I did accidentally mess up the manipulation of my work v. family obligations…I turned down a double session (two fencing friends) on Friday night, 10pm-12am, because I just couldn’t chase my houseguests out of my apartment at that time of night for 2 hours. HAH, what did I know! I dragged Mom home at midnight, just as she was about to commit to drinking the night away in a gay bar in Hell’s Kitchen – which the other three promptly did, sticking little brother, aka “Six Figures”, with the tab for 15 x $11 cocktails and calling me from my building lobby at 3am to hit up The KTM for the $3 they owed the nice hot dog vendor on the corner who gave them dogs on short-term credit. (Apparently, in the world of NYC street vendors on 25-degree nights, credit isn’t frozen – only fingers are, heh). In other words, I could have worked on my two clients that night, no problem – but instead, I scheduled them for 4:30pm on Saturday, which did interfere with my ability to join in the afternoon’s shopping expedition. I had warned them all of my schedule the day before, so instead of them being mad, they were apologetic for being a bunch of drunken slugs that morning (and afternoon).

Oh, and we found a back-up dress in case she doesn’t find something better. Apparently it fits with absolute perfection, but she thinks its plainness makes it look more like a nightgown than a wedding gown. We’re hoping she changes her mind – J Crew, midweight silk, $295. What’s not to love!

By the way, KTM is even more clever than you realize…in real life, I go by “Katie” and my surname begins with M…”Katie M”…”KTM”…get it??

Dump Now or Until February 20 Hold Your Peace

For some insane reason (read: Whoopi), I’m a big fan of The View, and they just commented on an article about how you can’t break up with your Significant Other between Thanksgiving and Valentine’s Day because it’s exceptionally cruel. It made me giggle…I often find myself in an “agony aunt” position with my male clients, and in the last 6 weeks have dispensed exactly this advice to three of them. I don’t think one of them has the wherewithall to do it, but I’m hopeful for the other two. Aside from the obvious misery you save yourself from kissing in the New Year with someone you don’t want to be with, my best argument – which comes across as more light-hearted than mercenary, I swear! – is on a semi-financial level…
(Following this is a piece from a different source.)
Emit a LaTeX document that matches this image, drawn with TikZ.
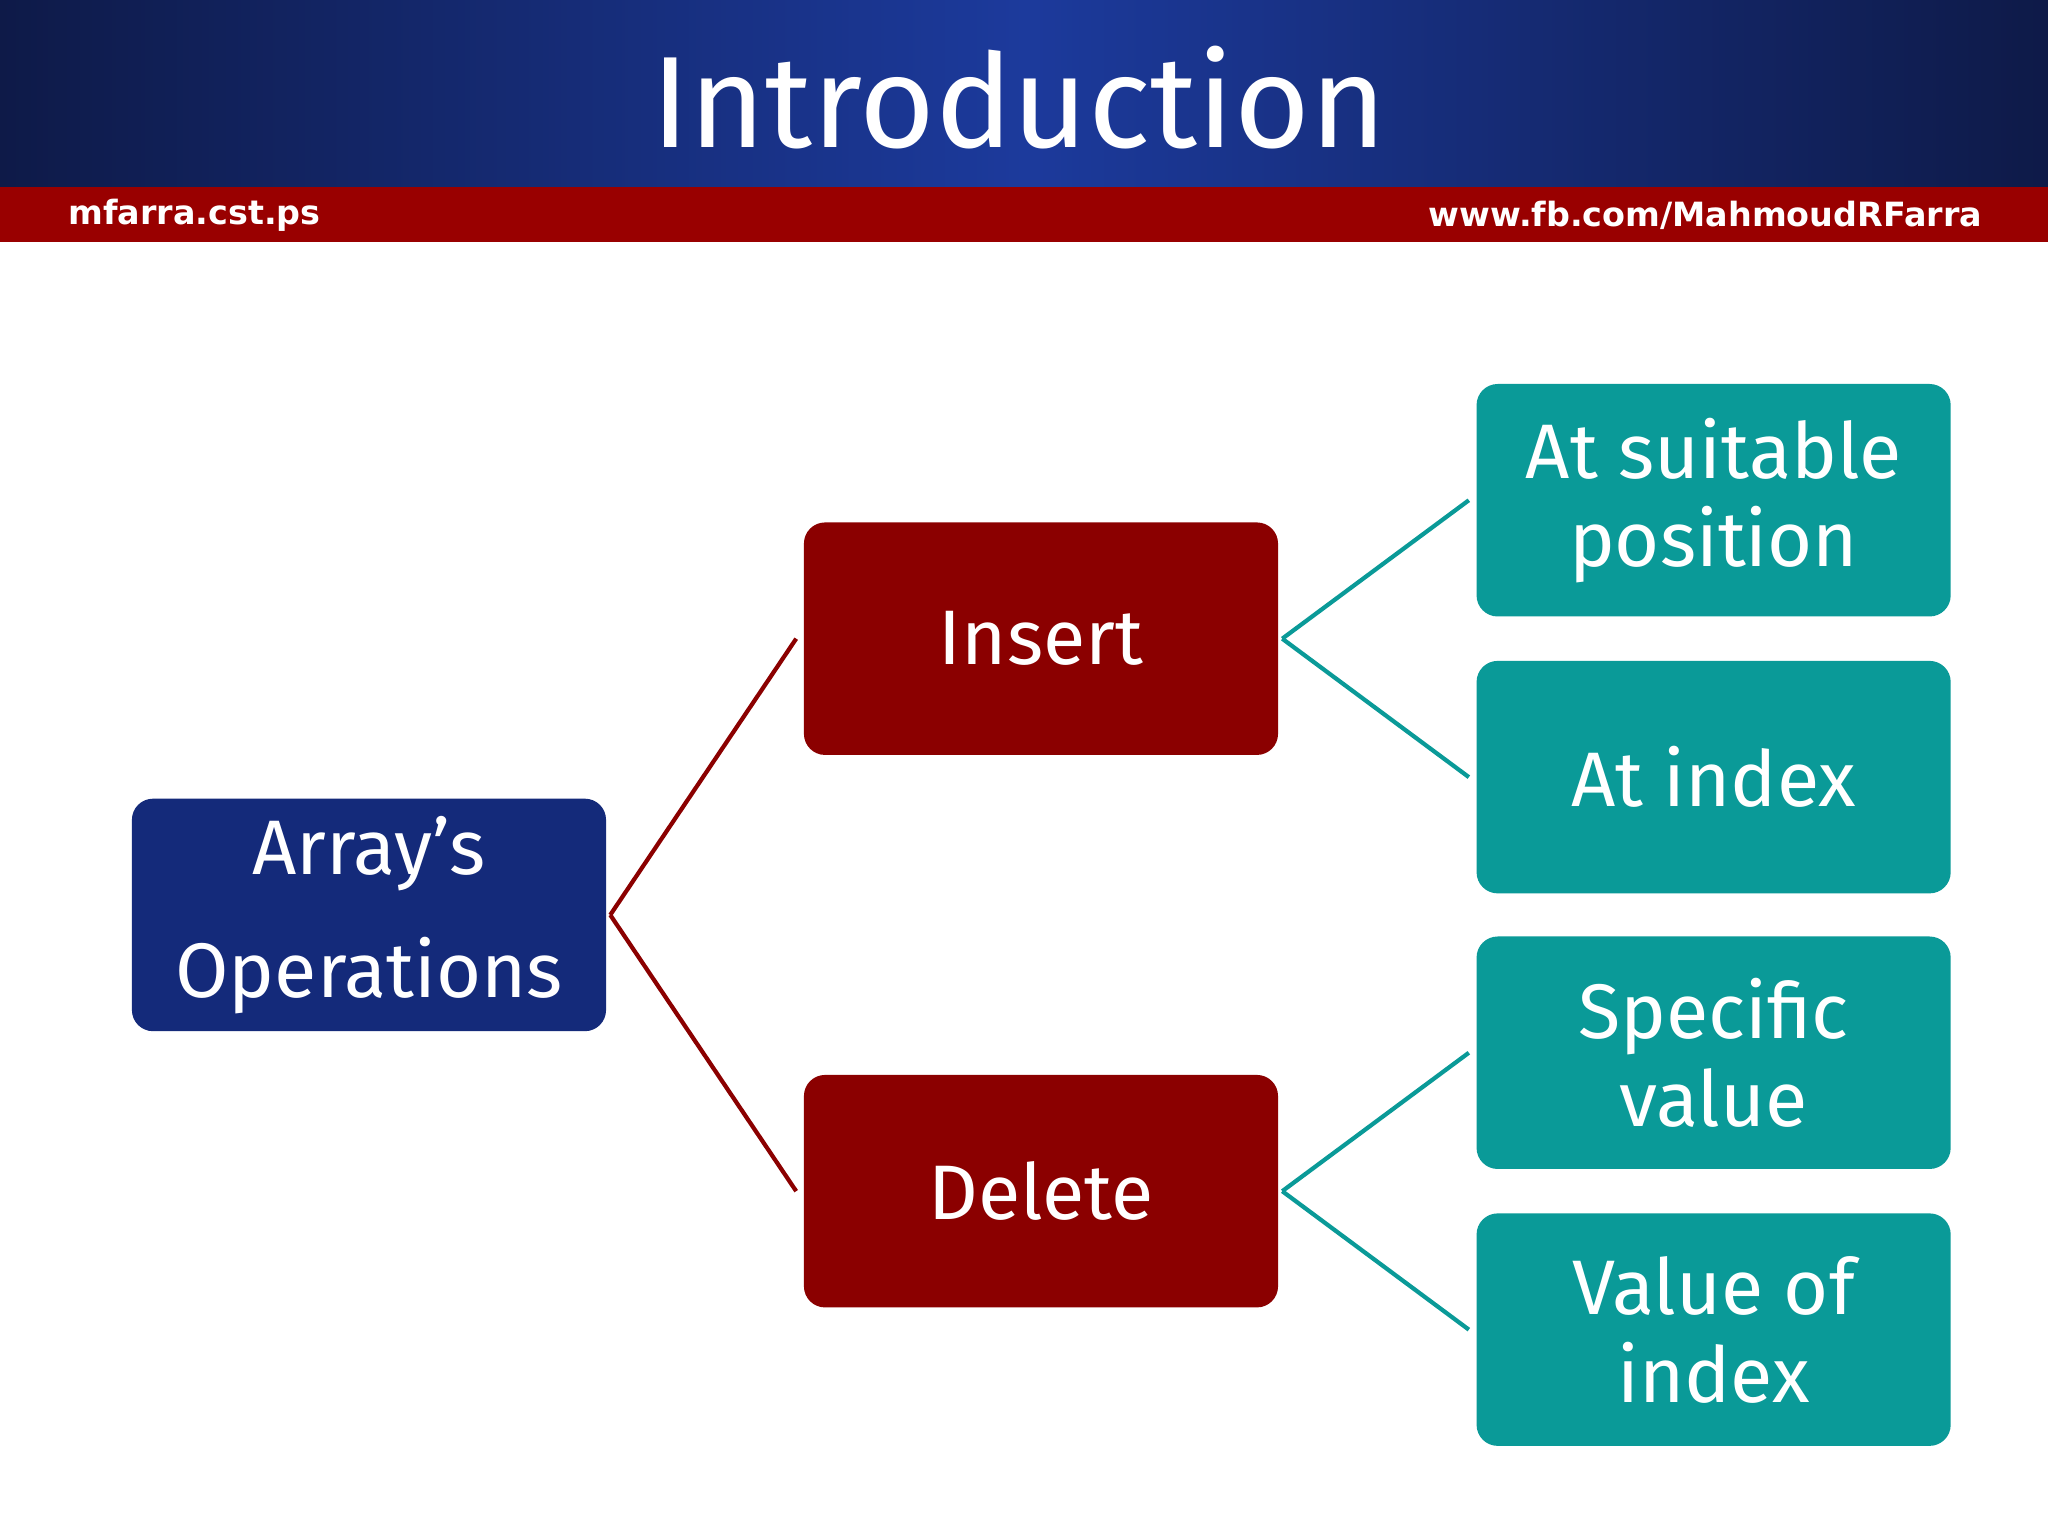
\documentclass[tikz,border=0pt]{standalone}
\usepackage{fontspec}
\setmainfont{Fira Sans}
\newfontfamily\barfont{DejaVu Sans}
\definecolor{navy}{HTML}{142A7A}
\definecolor{hdark}{HTML}{0E1A48}
\definecolor{hblue}{HTML}{1C3A9C}
\definecolor{bar}{HTML}{990000}
\definecolor{dred}{HTML}{8B0000}
\definecolor{teal}{HTML}{0A9A98}
\begin{document}
\begin{tikzpicture}[x=0.013061cm,y=-0.013061cm,
  box/.style={rounded corners=6pt,minimum width=363*0.013061cm,minimum height=178*0.013061cm,text=white,font=\fontsize{22}{25}\selectfont,align=center,inner sep=0pt},
  red line/.style={draw=dred,line width=1.2pt},
  teal line/.style={draw=teal,line width=1.2pt}]
\useasboundingbox (0,0) rectangle (1568,1176);
\fill[white] (0,0) rectangle (1568,1176);
\shade[left color=hdark,right color=hblue] (0,0) rectangle (784,143);
\shade[left color=hblue,right color=hdark] (784,0) rectangle (1568,143);
\fill[bar] (0,143) rectangle (1568,185);
\node[text=white,font=\fontsize{37}{44}\selectfont] (title) at (780,75) {Introduction};
\node[text=white,font=\barfont\bfseries\fontsize{9.5}{12}\selectfont,anchor=west,inner sep=0pt] (l) at (52,165) {mfarra.cst.ps};
\node[text=white,font=\barfont\bfseries\fontsize{9.5}{12}\selectfont,anchor=east,inner sep=0pt] (r) at (1518,165) {www.fb.com/MahmoudRFarra};
\node[box,fill=navy] (arr) at (282.5,700.5) {Array's\\[10pt]Operations};
\node[box,fill=dred] (ins) at (797,489) {Insert};
\node[box,fill=dred] (del) at (797,912) {Delete};
\node[box,fill=teal] (t1) at (1312,383) {At suitable\\position};
\node[box,fill=teal] (t2) at (1312,595) {At index};
\node[box,fill=teal] (t3) at (1312,806) {Specific\\value};
\node[box,fill=teal] (t4) at (1312,1018) {Value of\\index};
\draw[red line] ([xshift=1pt]arr.east) -- ([xshift=-2pt]ins.west);
\draw[red line] ([xshift=1pt]arr.east) -- ([xshift=-2pt]del.west);
\draw[teal line] ([xshift=1pt]ins.east) -- ([xshift=-2pt]t1.west);
\draw[teal line] ([xshift=1pt]ins.east) -- ([xshift=-2pt]t2.west);
\draw[teal line] ([xshift=1pt]del.east) -- ([xshift=-2pt]t3.west);
\draw[teal line] ([xshift=1pt]del.east) -- ([xshift=-2pt]t4.west);
\end{tikzpicture}
\end{document}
Obviously, there’s the money saved on pricey Christmas gifts and the usual Valentine’s flowers-dinner-jewelry/lingerie rigamarole. But it’s not just unspent money – it’s unwasted money. No one wants those things hanging around, reminding them of disappointment and heartbreak. You might as well set fire to your wallet. And you can’t get them a dramatically cheaper gift than you normally do because then we know (well, girls do) and Christmas morning is ruined. As for Valentine’s Day, even the out-of-love fellas don’t like the idea of giving their soon-to-be Insignificant Other pretty lingerie for her to wear for their replacement.

So even if I didn’t convince them to break it off before the holidays, I’m quite sure I got them to rethink their gift-giving strategy. Better to buy that person a day spa package or an “experience” (e.g. ballooning, race car driving, etc) than a Thing they will gaze upon with anger and melancholy. 

All of this also reminded me of an acquaintance in Scotland (I know, I know…just supporting a stereotype here). He would dump his girlfriend a week before her birthday and Christmas, then reunite a week after in order to avoid having to buy her any presents. In a generous moment, I’d label this behavior “viciously frugal”.